Directions:
Output each line exactly as it appears, skipping any embedded picture.

___ Provided data

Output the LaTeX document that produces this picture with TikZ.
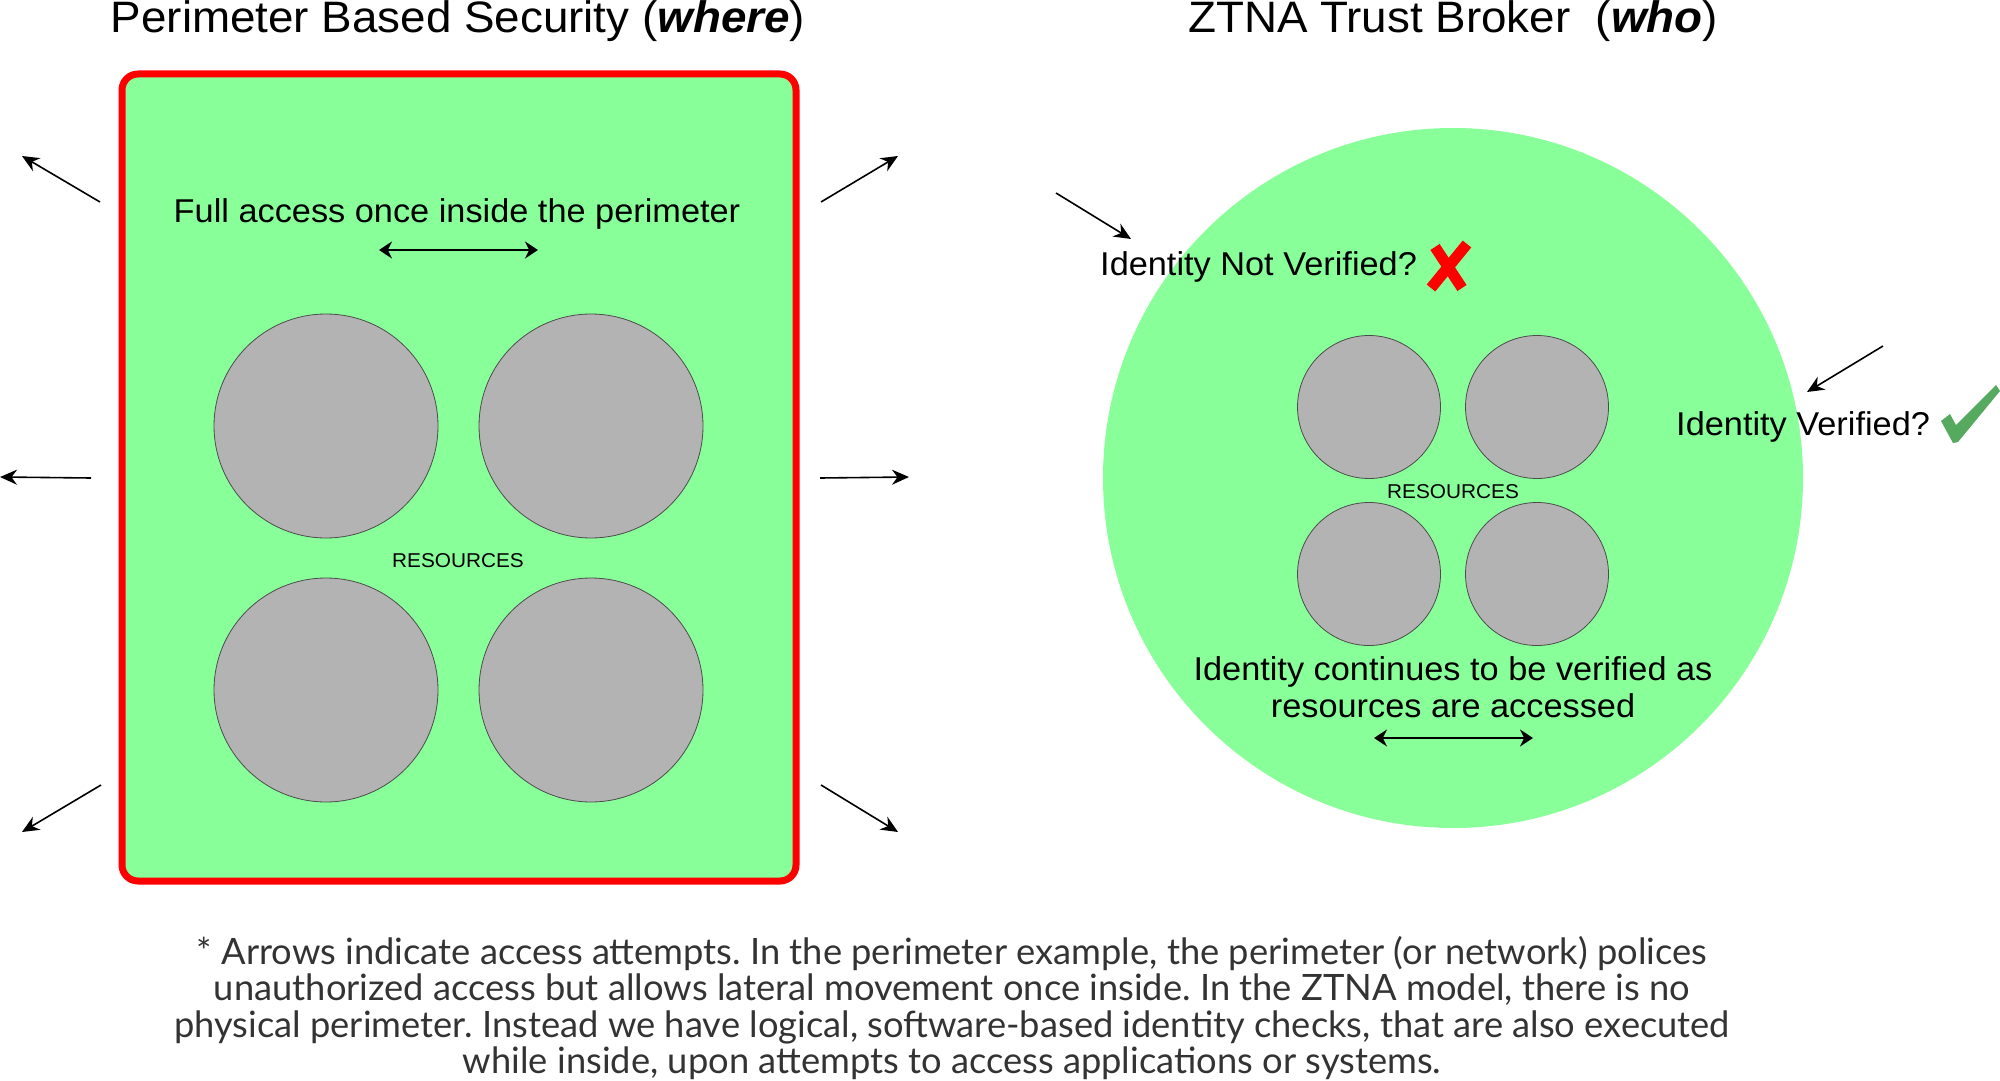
\documentclass[tikz,border=0pt]{standalone}
\usepackage{fontspec}
\setmainfont[FakeStretch=1.04]{Liberation Sans}
\newfontfamily\footfont{Lato}
\usetikzlibrary{arrows.meta}
\definecolor{zgreen}{HTML}{88FF99}
\definecolor{rgray}{HTML}{B3B3B3}
\definecolor{cgreen}{HTML}{55AA5F}
\definecolor{ftext}{HTML}{333333}
\frenchspacing
\begin{document}
\begin{tikzpicture}[x=1pt,y=-1pt,
  res/.style={circle,draw=black!70,line width=0.8pt,fill=rgray,inner sep=0pt},
  bigres/.style={res,minimum size=224pt},
  smallres/.style={res,minimum size=143pt},
  attempt/.style={line width=1.6pt,-{Stealth[length=17pt,width=15pt]}},
  lateral/.style={line width=2.6pt,{Stealth[length=13pt,width=17pt]}-{Stealth[length=13pt,width=17pt]}},
  titletext/.style={font=\fontsize{44}{50}\selectfont,anchor=base,inner sep=0pt},
  labeltext/.style={font=\fontsize{33}{37}\selectfont,anchor=base,inner sep=0pt},
  restext/.style={font=\fontsize{20}{24}\selectfont,anchor=base,inner sep=0pt},
  foottext/.style={font=\footfont\fontsize{36.3}{36.5}\selectfont,text=ftext,anchor=base,inner sep=0pt}]
\useasboundingbox (0,0) rectangle (2000,1081);
\fill[white] (0,0) rectangle (2000,1081);

% ---------- left: perimeter ----------
\node[titletext] (ltitle) at (458,33) {Perimeter Based Security (\textbf{\textit{where}})};
\node[draw=red,line width=7pt,fill=zgreen,rounded corners=16pt,inner sep=0pt,
      minimum width=674pt,minimum height=807pt] (perim) at (459,477.5) {};
\node[labeltext] (fullacc) at (457,222) {Full access once inside the perimeter};
\coordinate (la1) at (379,250);
\coordinate (la2) at (538,250);
\draw[lateral] (la1) -- (la2);
\node[bigres] (r1) at (326,426) {};
\node[bigres] (r2) at (591,426) {};
\node[bigres] (r3) at (326,690) {};
\node[bigres] (r4) at (591,690) {};
\node[restext] (lres) at (458,567) {RESOURCES};

% outward attempts
\coordinate (t1) at (100,202); \coordinate (h1) at (22,156);
\coordinate (t2) at (91,478);  \coordinate (h2) at (0,477);
\coordinate (t3) at (101,785); \coordinate (h3) at (22,832);
\coordinate (t4) at (821,202); \coordinate (h4) at (898,156);
\coordinate (t5) at (820,478); \coordinate (h5) at (909,477);
\coordinate (t6) at (821,785); \coordinate (h6) at (898,832);
\foreach \i in {1,...,6} \draw[attempt] (t\i) -- (h\i);

% ---------- right: ZTNA ----------
\node[titletext] (rtitle) at (1453,33) {ZTNA Trust Broker\ \ (\textbf{\textit{who}})};
\node[circle,fill=zgreen,inner sep=0pt,minimum size=700pt] (ztna) at (1453,478) {};
\node[smallres] (s1) at (1369,407) {};
\node[smallres] (s2) at (1537,407) {};
\node[smallres] (s3) at (1369,574) {};
\node[smallres] (s4) at (1537,574) {};
\node[restext] (rres) at (1453,498) {RESOURCES};

\node[labeltext,anchor=base west] (notver) at (1100,275) {Identity Not Verified?};
\coordinate (nt) at (1056,193); \coordinate (nh) at (1131,239);
\draw[attempt] (nt) -- (nh);
\draw[red,line width=11pt] (1435,247) -- (1462,288);
\draw[red,line width=11pt] (1467,244) -- (1431,288);

\node[labeltext,anchor=base west] (ver) at (1676,435) {Identity Verified?};
\coordinate (vt) at (1883,346); \coordinate (vh) at (1807,392);
\draw[attempt] (vt) -- (vh);
\fill[cgreen] (1941,421) -- (1950,414) -- (1956,425) -- (1996,385) -- (2000,391) -- (1958,442) -- (1953,443) -- cycle;

\node[labeltext] (cont1) at (1453,680) {Identity continues to be verified as};
\node[labeltext] (cont2) at (1453,717) {resources are accessed};
\coordinate (ra1) at (1374,738);
\coordinate (ra2) at (1533,738);
\draw[lateral] (ra1) -- (ra2);

% ---------- footnote ----------
\node[foottext] (f1) at (952,964) {* Arrows indicate access attempts. In the perimeter example, the perimeter (or network) polices};
\node[foottext] (f2) at (952,1000.5) {unauthorized access but allows lateral movement once inside. In the ZTNA model, there is no};
\node[foottext] (f3) at (952,1037) {physical perimeter. Instead we have logical, software-based identity checks, that are also executed};
\node[foottext] (f4) at (952,1073.5) {while inside, upon attempts to access applications or systems.};
\end{tikzpicture}
\end{document}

______

Result below:
Output the LaTeX document that produces this picture with TikZ.
\documentclass[tikz,border=0pt]{standalone}
\usepackage{fontspec}
\setmainfont[FakeStretch=1.04]{Liberation Sans}
\newfontfamily\footfont{Lato}
\usetikzlibrary{arrows.meta}
\definecolor{zgreen}{HTML}{88FF99}
\definecolor{rgray}{HTML}{B3B3B3}
\definecolor{cgreen}{HTML}{55AA5F}
\definecolor{ftext}{HTML}{333333}
\frenchspacing
\begin{document}
\begin{tikzpicture}[x=1pt,y=-1pt,
  res/.style={circle,draw=black!70,line width=0.8pt,fill=rgray,inner sep=0pt},
  bigres/.style={res,minimum size=224pt},
  smallres/.style={res,minimum size=143pt},
  attempt/.style={line width=1.6pt,-{Stealth[length=17pt,width=15pt]}},
  lateral/.style={line width=2.6pt,{Stealth[length=13pt,width=17pt]}-{Stealth[length=13pt,width=17pt]}},
  titletext/.style={font=\fontsize{44}{50}\selectfont,anchor=base,inner sep=0pt},
  labeltext/.style={font=\fontsize{33}{37}\selectfont,anchor=base,inner sep=0pt},
  restext/.style={font=\fontsize{20}{24}\selectfont,anchor=base,inner sep=0pt},
  foottext/.style={font=\footfont\fontsize{36.3}{36.5}\selectfont,text=ftext,anchor=base,inner sep=0pt}]
\useasboundingbox (0,0) rectangle (2000,1081);
\fill[white] (0,0) rectangle (2000,1081);

% ---------- left: perimeter ----------
\node[titletext] (ltitle) at (458,33) {Perimeter Based Security (\textbf{\textit{where}})};
\node[draw=red,line width=7pt,fill=zgreen,rounded corners=16pt,inner sep=0pt,
      minimum width=674pt,minimum height=807pt] (perim) at (459,477.5) {};
\node[labeltext] (fullacc) at (457,222) {Full access once inside the perimeter};
\coordinate (la1) at (379,250);
\coordinate (la2) at (538,250);
\draw[lateral] (la1) -- (la2);
\node[bigres] (r1) at (326,426) {};
\node[bigres] (r2) at (591,426) {};
\node[bigres] (r3) at (326,690) {};
\node[bigres] (r4) at (591,690) {};
\node[restext] (lres) at (458,567) {RESOURCES};

% outward attempts
\coordinate (t1) at (100,202); \coordinate (h1) at (22,156);
\coordinate (t2) at (91,478);  \coordinate (h2) at (0,477);
\coordinate (t3) at (101,785); \coordinate (h3) at (22,832);
\coordinate (t4) at (821,202); \coordinate (h4) at (898,156);
\coordinate (t5) at (820,478); \coordinate (h5) at (909,477);
\coordinate (t6) at (821,785); \coordinate (h6) at (898,832);
\foreach \i in {1,...,6} \draw[attempt] (t\i) -- (h\i);

% ---------- right: ZTNA ----------
\node[titletext] (rtitle) at (1453,33) {ZTNA Trust Broker\ \ (\textbf{\textit{who}})};
\node[circle,fill=zgreen,inner sep=0pt,minimum size=700pt] (ztna) at (1453,478) {};
\node[smallres] (s1) at (1369,407) {};
\node[smallres] (s2) at (1537,407) {};
\node[smallres] (s3) at (1369,574) {};
\node[smallres] (s4) at (1537,574) {};
\node[restext] (rres) at (1453,498) {RESOURCES};

\node[labeltext,anchor=base west] (notver) at (1100,275) {Identity Not Verified?};
\coordinate (nt) at (1056,193); \coordinate (nh) at (1131,239);
\draw[attempt] (nt) -- (nh);
\draw[red,line width=11pt] (1435,247) -- (1462,288);
\draw[red,line width=11pt] (1467,244) -- (1431,288);

\node[labeltext,anchor=base west] (ver) at (1676,435) {Identity Verified?};
\coordinate (vt) at (1883,346); \coordinate (vh) at (1807,392);
\draw[attempt] (vt) -- (vh);
\fill[cgreen] (1941,421) -- (1950,414) -- (1956,425) -- (1996,385) -- (2000,391) -- (1958,442) -- (1953,443) -- cycle;

\node[labeltext] (cont1) at (1453,680) {Identity continues to be verified as};
\node[labeltext] (cont2) at (1453,717) {resources are accessed};
\coordinate (ra1) at (1374,738);
\coordinate (ra2) at (1533,738);
\draw[lateral] (ra1) -- (ra2);

% ---------- footnote ----------
\node[foottext] (f1) at (952,964) {* Arrows indicate access attempts. In the perimeter example, the perimeter (or network) polices};
\node[foottext] (f2) at (952,1000.5) {unauthorized access but allows lateral movement once inside. In the ZTNA model, there is no};
\node[foottext] (f3) at (952,1037) {physical perimeter. Instead we have logical, software-based identity checks, that are also executed};
\node[foottext] (f4) at (952,1073.5) {while inside, upon attempts to access applications or systems.};
\end{tikzpicture}
\end{document}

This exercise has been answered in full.